Speaking at a press conference on-board the PM's special aircraft from Frankfurt to Brazil on Tuesday, Singh said while he saw that "terrorism was a threat to both countries", he expected the Pakistani leadership to honour the pledges made in the January 2004, April 2005 and September 2005 statements to not permit territory under its control to be used for acts of terrorism against India.
All this made it incumbent on both countries to work together in a manner that inspires confidence that both will fight terrorism.
Asked if India felt there was an element of doublespeak in Pervez Musharraf's positions, the PM acknowledged that there was "a trust deficit" between the two countries. But, he said, Musharraf was the president of Pakistan and "we have to deal with the person is power".
Asked if the lack of success on Siachen and Sir Creek meant that the peace process had slowed down, Singh was emphatic that it had not.
"It is not true that there has been no progress," he said, pointing to the opening up of the border in Kashmir, Punjab and Rajasthan in the past two years, the permission given to the Hurriyat to travel to Pakistan, and the movement of ordinary people and civil society groups. Singh rejected Pakistani claims that no terrorist activity was being permitted from its side.

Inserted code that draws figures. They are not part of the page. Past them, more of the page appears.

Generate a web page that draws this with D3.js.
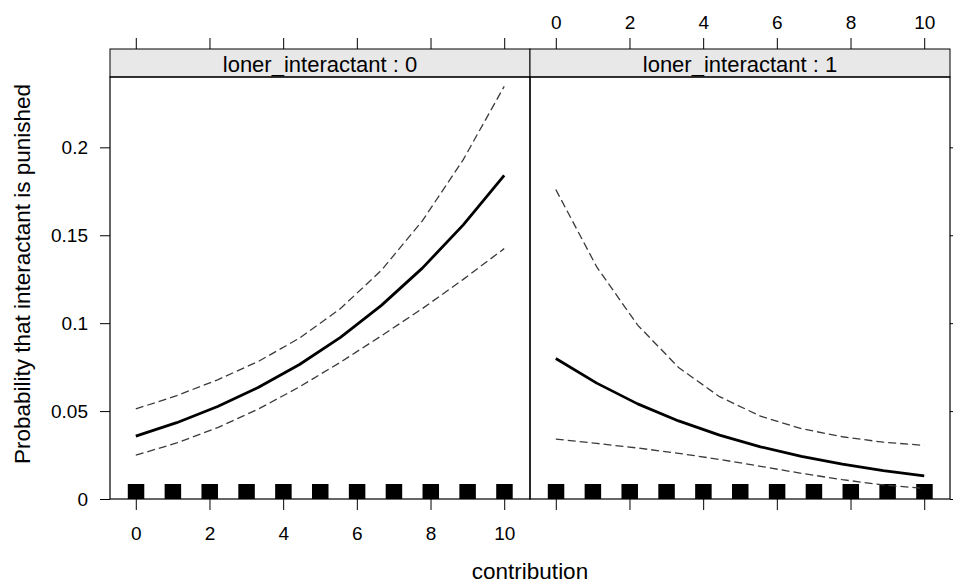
<!DOCTYPE html>
<html>
<head>
<meta charset="utf-8">
<script src="https://cdn.jsdelivr.net/npm/d3@7"></script>
<style>
  html, body { margin: 0; padding: 0; background: #fff; }
  svg { display: block; font-family: "Liberation Sans", Arial, sans-serif; }
</style>
</head>
<body>
<svg id="chart" width="953" height="583"></svg>
<script>
// ---------------- data ----------------
const contribution = [0, 1.111, 2.222, 3.333, 4.444, 5.556, 6.667, 7.778, 8.889, 10];

const fit0   = [0.0358, 0.0434, 0.0526, 0.0635, 0.0765, 0.0919, 0.1101, 0.1313, 0.1559, 0.1841];
const lower0 = [0.0249, 0.0319, 0.0406, 0.0512, 0.0638, 0.0778, 0.0928, 0.1083, 0.1249, 0.1424];
const upper0 = [0.0512, 0.0588, 0.0678, 0.0783, 0.0915, 0.1083, 0.1301, 0.1582, 0.1930, 0.2347];

const fit1   = [0.0799, 0.0659, 0.0541, 0.0444, 0.0363, 0.0297, 0.0242, 0.0198, 0.0161, 0.0131];
const lower1 = [0.0341, 0.0316, 0.0290, 0.0260, 0.0225, 0.0186, 0.0146, 0.0110, 0.0080, 0.0060];
const upper1 = [0.1760, 0.1320, 0.0989, 0.0748, 0.0582, 0.0471, 0.0400, 0.0354, 0.0323, 0.0305];

const rugValues = [0, 1, 2, 3, 4, 5, 6, 7, 8, 9, 10];
const panelLabels = ["loner_interactant : 0", "loner_interactant : 1"];
const xTicks = [0, 2, 4, 6, 8, 10];
const yTicks = [0, 0.05, 0.1, 0.15, 0.2];
const xTitle = "contribution";
const yTitle = "Probability that interactant is punished";

// ---------------- layout ----------------
const svg = d3.select("#chart");
const panelW = 420;
const panelLefts = [110, 530];
const stripTop = 49, stripBottom = 77, panelBottom = 499;
const tickFont = 19, titleFont = 22.5, stripFont = 22;

const x = d3.scaleLinear().domain([-0.7, 10.7]).range([0, panelW]);
const y = d3.scaleLinear().domain([0, 0.24]).range([panelBottom, stripBottom]);

const panels = [
  { label: panelLabels[0], fit: fit0, lower: lower0, upper: upper0 },
  { label: panelLabels[1], fit: fit1, lower: lower1, upper: upper1 }
];

const line = d3.line().x(d => x(d[0])).y(d => y(d[1]));

function styleAxis(g) {
  g.select(".domain").remove();
  g.selectAll(".tick line").attr("stroke", "#000").attr("stroke-width", 1);
  g.selectAll(".tick text").attr("fill", "#000").style("font-size", tickFont + "px")
    .style("font-family", "'Liberation Sans', Arial, sans-serif");
}

panels.forEach((p, i) => {
  const g = svg.append("g").attr("transform", `translate(${panelLefts[i]},0)`);

  // strip
  g.append("rect")
    .attr("x", 0).attr("y", stripTop)
    .attr("width", panelW).attr("height", stripBottom - stripTop)
    .attr("fill", "#e8e8e8").attr("stroke", "#000").attr("stroke-width", 1);
  g.append("text")
    .attr("x", panelW / 2).attr("y", (stripTop + stripBottom) / 2 + 1)
    .attr("text-anchor", "middle").attr("dominant-baseline", "central")
    .style("font-size", stripFont + "px")
    .text(p.label);

  // rug squares
  g.selectAll("rect.rug").data(rugValues).enter().append("rect")
    .attr("class", "rug")
    .attr("x", d => x(d) - 8).attr("y", panelBottom - 15)
    .attr("width", 16.5).attr("height", 15)
    .attr("fill", "#000");

  const pts = k => contribution.map((c, j) => [c, p[k][j]]);

  ["lower", "upper"].forEach(k => {
    g.append("path").datum(pts(k))
      .attr("d", line).attr("fill", "none")
      .attr("stroke", "#3a3a3a").attr("stroke-width", 1.3).attr("stroke-dasharray", "8,4");
  });
  g.append("path").datum(pts("fit"))
    .attr("d", line).attr("fill", "none")
    .attr("stroke", "#000").attr("stroke-width", 2.8).attr("stroke-linejoin", "round");

  // panel frame
  g.append("rect")
    .attr("x", 0).attr("y", stripBottom)
    .attr("width", panelW).attr("height", panelBottom - stripBottom)
    .attr("fill", "none").attr("stroke", "#000").attr("stroke-width", 1.2);

  // bottom axis
  const bottom = d3.axisBottom(x).tickValues(xTicks).tickSize(11).tickPadding(17);
  if (i !== 0) bottom.tickFormat(() => "");
  g.append("g").attr("transform", `translate(0,${panelBottom})`).call(bottom).call(styleAxis);

  // top axis
  const top = d3.axisTop(x).tickValues(xTicks).tickSize(11).tickPadding(9);
  if (i !== 1) top.tickFormat(() => "");
  g.append("g").attr("transform", `translate(0,${stripTop})`).call(top).call(styleAxis);
});

// left axis
svg.append("g").attr("transform", `translate(${panelLefts[0]},0)`)
  .call(d3.axisLeft(y).tickValues(yTicks).tickSize(10).tickPadding(12).tickFormat(d => String(d)))
  .call(styleAxis);

// right axis (ticks only)
svg.append("g").attr("transform", `translate(${panelLefts[1] + panelW},0)`)
  .call(d3.axisRight(y).tickValues(yTicks).tickSize(4).tickFormat(() => ""))
  .call(styleAxis);

// titles
svg.append("text")
  .attr("x", (panelLefts[0] + panelLefts[1] + panelW) / 2).attr("y", 579)
  .attr("text-anchor", "middle")
  .style("font-size", titleFont + "px")
  .text(xTitle);

svg.append("text")
  .attr("transform", `translate(22,${(stripTop + panelBottom) / 2}) rotate(-90)`)
  .attr("text-anchor", "middle").attr("dominant-baseline", "central")
  .style("font-size", titleFont + "px")
  .text(yTitle);
</script>
</body>
</html>
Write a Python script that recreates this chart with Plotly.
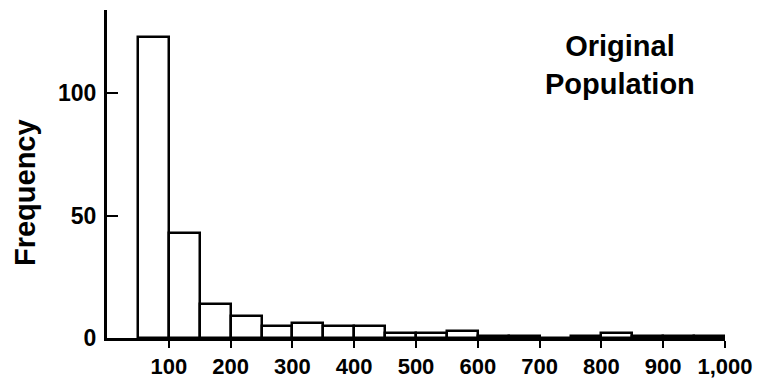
import plotly.graph_objects as go

# Histogram of the original population: class intervals of width 50
bin_starts = [50, 100, 150, 200, 250, 300, 350, 400, 450, 500, 550,
              600, 650, 700, 750, 800, 850, 900, 950]
frequencies = [123, 43, 14, 9, 5, 6, 5, 5, 2, 2, 3,
               1, 1, 0, 1, 2, 1, 1, 1]
bin_width = 50

x_tick_values = [100, 200, 300, 400, 500, 600, 700, 800, 900, 1000]
x_tick_labels = ["100", "200", "300", "400", "500", "600", "700", "800", "900", "1,000"]
y_tick_values = [0, 50, 100]
y_tick_labels = ["0", "50", "100"]

FONT = "Liberation Sans"

fig = go.Figure(
    go.Bar(
        x=[s + bin_width / 2 for s in bin_starts],
        y=frequencies,
        width=bin_width,
        marker=dict(color="white", line=dict(color="black", width=2.5)),
        showlegend=False,
        hoverinfo="x+y",
    )
)

fig.update_layout(
    width=771,
    height=381,
    margin=dict(l=107, r=46, t=10, b=43),
    paper_bgcolor="white",
    plot_bgcolor="white",
    bargap=0,
    font=dict(family=FONT, color="black"),
    xaxis=dict(
        range=[0, 1000],
        automargin=False,
        tickmode="array",
        tickvals=x_tick_values,
        ticktext=x_tick_labels,
        ticks="outside",
        ticklen=7,
        tickwidth=2,
        tickcolor="black",
        showline=True,
        linecolor="black",
        linewidth=3,
        showgrid=False,
        zeroline=False,
        ticklabelstandoff=0,
        tickfont=dict(family=FONT, size=22, color="black", weight="bold"),
    ),
    yaxis=dict(
        range=[0, 134],
        automargin=False,
        tickmode="array",
        tickvals=y_tick_values,
        ticktext=y_tick_labels,
        ticks="inside",
        ticklen=11,
        tickwidth=2,
        tickcolor="black",
        showline=True,
        linecolor="black",
        linewidth=3,
        showgrid=False,
        zeroline=False,
        ticklabelstandoff=3,
        tickfont=dict(family=FONT, size=23, color="black", weight="bold"),
    ),
    annotations=[
        dict(
            text="Frequency",
            textangle=-90,
            xref="paper", yref="paper",
            x=-0.1327, y=0.445,
            xanchor="center", yanchor="middle",
            showarrow=False,
            font=dict(family=FONT, size=29, color="black", weight="bold"),
        ),
        dict(
            text="Original<br>Population",
            xref="paper", yref="paper",
            x=0.83, y=0.832,
            xanchor="center", yanchor="middle",
            align="center",
            showarrow=False,
            font=dict(family=FONT, size=29, color="black", weight="bold"),
        ),
    ],
)

fig.write_html("out.html")
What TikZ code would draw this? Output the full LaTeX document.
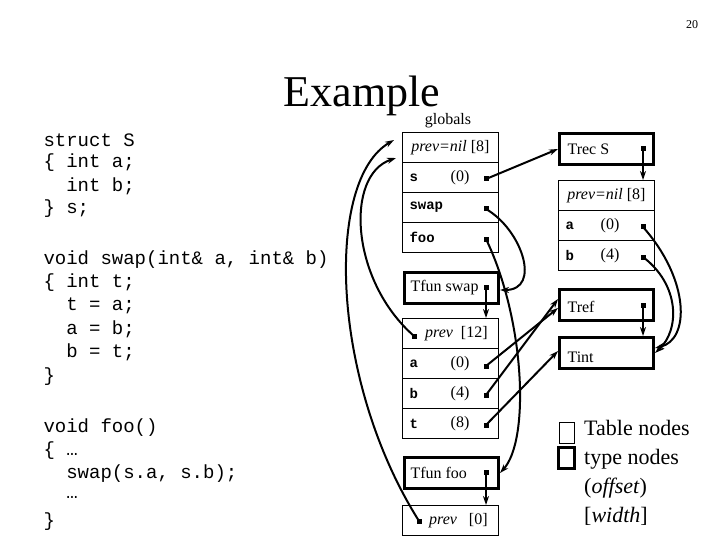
\documentclass[tikz,border=0pt]{standalone}
\usepackage{fontspec}
\setmainfont{Liberation Serif}
\setmonofont{Liberation Mono}
\usetikzlibrary{arrows.meta}
\begin{document}
\begin{tikzpicture}[x=1pt,y=-1pt,
  cell/.style={draw,line width=0.8pt,minimum width=96pt,minimum height=30pt,inner sep=0pt,anchor=north west},
  tnode/.style={draw,line width=3pt,minimum width=94pt,minimum height=31pt,inner sep=0pt,anchor=north west},
  dot/.style={fill,minimum size=5pt,inner sep=0pt},
  arr/.style={line width=2pt,-{Stealth[length=9pt,width=6pt]}},
  code/.style={font=\ttfamily\fontsize{19}{23}\selectfont,anchor=west},
  lab/.style={font=\fontsize{16}{18}\selectfont},
  tt/.style={font=\ttfamily\bfseries\fontsize{14}{16}\selectfont,anchor=west}]
\useasboundingbox (0,0) rectangle (720,540);
\node[font=\fontsize{12}{14}\selectfont] (pg) at (692,25) {20};
\node[font=\fontsize{44}{48}\selectfont] (title) at (362,96) {Example};
% code
\foreach \t/\y [count=\i] in {{struct S}/140,{\{ int a;}/163,{\ \ int b;}/186,{\} s;}/209,
 {void swap(int\& a, int\& b)}/260,{\{ int t;}/283,{\ \ t = a;}/306,{\ \ a = b;}/329,{\ \ b = t;}/352,{\}}/377,
 {void foo()}/428,{\{ …}/451,{\ \ swap(s.a, s.b);}/474,{\ \ …}/497,{\}}/522}
  \node[code] (c\i) at (40,\y) {\t};
% globals
\node[lab] (glab) at (448,121) {globals};
\node[cell] (g1) at (402,132) {}; \node[lab] at (g1) {\textit{prev=nil} [8]};
\node[cell] (g2) at (402,162) {}; \node[tt] at ([xshift=4pt]g2.west) {s}; \node[lab] at ([xshift=58pt]g2.west) {(0)};
\node[cell] (g3) at (402,192) {}; \node[tt] at ([xshift=4pt]g3.west) {swap};
\node[cell] (g4) at (402,222) {}; \node[tt] at ([xshift=4pt]g4.west) {foo};
\node[dot] (gs) at (486,179) {}; \node[dot] (gsw) at (486,209) {}; \node[dot] (gf) at (486,239) {};
% Trec S
\node[tnode] (trec) at (558,132) {}; \node[lab,anchor=west] at ([xshift=6pt]trec.west) {Trec S};
\node[dot] (trd) at (643,149) {};
\node[cell] (s1) at (558,180) {}; \node[lab] at (s1) {\textit{prev=nil} [8]};
\node[cell] (s2) at (558,210) {}; \node[tt] at ([xshift=4pt]s2.west) {a}; \node[lab] at ([xshift=52pt]s2.west) {(0)};
\node[cell] (s3) at (558,240) {}; \node[tt] at ([xshift=4pt]s3.west) {b}; \node[lab] at ([xshift=52pt]s3.west) {(4)};
\node[dot] (sa) at (643,227) {}; \node[dot] (sb) at (643,257) {};
% Tfun swap
\node[tnode] (tfs) at (403,271) {}; \node[lab,anchor=west] at ([xshift=4pt]tfs.west) {Tfun swap};
\node[dot] (tfsd) at (486,287) {};
\node[cell] (w1) at (402,318) {}; \node[lab] at ([xshift=6pt]w1) {\textit{prev}\ \ [12]};
\node[dot] (wp) at (414,336) {};
\node[cell] (w2) at (402,348) {}; \node[tt] at ([xshift=4pt]w2.west) {a}; \node[lab] at ([xshift=58pt]w2.west) {(0)};
\node[cell] (w3) at (402,378) {}; \node[tt] at ([xshift=4pt]w3.west) {b}; \node[lab] at ([xshift=58pt]w3.west) {(4)};
\node[cell] (w4) at (402,408) {}; \node[tt] at ([xshift=4pt]w4.west) {t}; \node[lab] at ([xshift=58pt]w4.west) {(8)};
\node[dot] (wa) at (486,366) {}; \node[dot] (wb) at (486,395) {}; \node[dot] (wt) at (486,425) {};
% Tref, Tint
\node[tnode] (tref) at (558,288) {}; \node[lab,anchor=west] at ([xshift=6pt,yshift=-2pt]tref.west) {Tref};
\node[dot] (trefd) at (643,305) {};
\node[tnode] (tint) at (558,336) {}; \node[lab,anchor=west] at ([xshift=6pt,yshift=-4pt]tint.west) {Tint};
% Tfun foo
\node[tnode] (tff) at (403,456) {}; \node[lab,anchor=west] at ([xshift=4pt]tff.west) {Tfun foo};
\node[dot] (tffd) at (486,472) {};
\node[cell] (f1) at (402,505) {}; \node[lab] at ([xshift=8pt]f1) {\textit{prev}\ \ \ [0]};
\node[dot] (fp) at (419,521) {};
% legend
\node[draw,line width=0.8pt,minimum width=15pt,minimum height=21pt,inner sep=0pt] (lg1) at (567,433) {};
\node[draw,line width=3pt,minimum width=16pt,minimum height=21pt,inner sep=0pt] (lg2) at (566,458) {};
\node[font=\fontsize{22}{29}\selectfont,anchor=north west,align=left,inner sep=0pt] (lt) at (584,420)
  {Table nodes\\type nodes\\(\textit{offset})\\{[}\textit{width}{]}};
% arrows
\draw[arr] (gs.center) -- (trec.west);
\draw[arr] (gsw.center) to[out=-30,in=0,looseness=1.3] ([yshift=-2pt]tfs.east);
\draw[arr] (gf.center) .. controls (525,320) and (530,440) .. (tff.east);
\draw[arr] (trd.center) -- (s1.north -| trd);
\draw[arr] (tfsd.center) -- (w1.north -| tfsd);
\draw[arr] (trefd.center) -- (tint.north -| trefd);
\draw[arr] (tffd.center) -- (f1.north -| tffd);
\draw[arr] (wa.center) -- ([yshift=-3pt]tref.west);
\draw[arr] (wb.center) -- ([yshift=6pt]tref.west);
\draw[arr] (wt.center) -- ([yshift=2pt]tint.west);
\draw[arr] (sa.center) .. controls (690,280) and (690,340) .. ([yshift=5pt]tint.east);
\draw[arr] (sb.center) .. controls (680,285) and (680,330) .. ([yshift=0pt]tint.east);
\draw[arr] (wp.center) .. controls (350,280) and (345,175) .. (396,158);
\draw[arr] (fp.center) .. controls (330,380) and (325,180) .. (394,140);
\end{tikzpicture}
\end{document}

"The January 2004 statement (which commits Pakistan not to permit terrorist acts from territory under its control) tacitly acknowledges the ground reality," he said.
He said while Pakistan was also subject to attacks by terrorist outfits, "our worry is that the Pakistan government has not done enough to control these elements".
But Singh maintained that in his view the destinies of the two countries were "strongly intertwined" and the development potential of the subcontinent could not be realised "without an India-Pakistan reconciliation".
Asked about the Malegaon investigations, the Prime Minister emphasised the need to keep an "absolutely open mind" about the outcome of the inquiries.
Asked if Hindu extremists could be involved, Singh said it would be "inappropriate for us to rule out anything or rule in anything".
He said there was need for a " fair investigation which inspires confidence and brings out the truth and nothing but the truth without anything pre-conceived notion."
Singh acknowledged that India needed to strengthen its intelligence set-up. "There is a problem, I do not deny this," he said. Also, there was a need "to strengthen our investigative methodology", he said.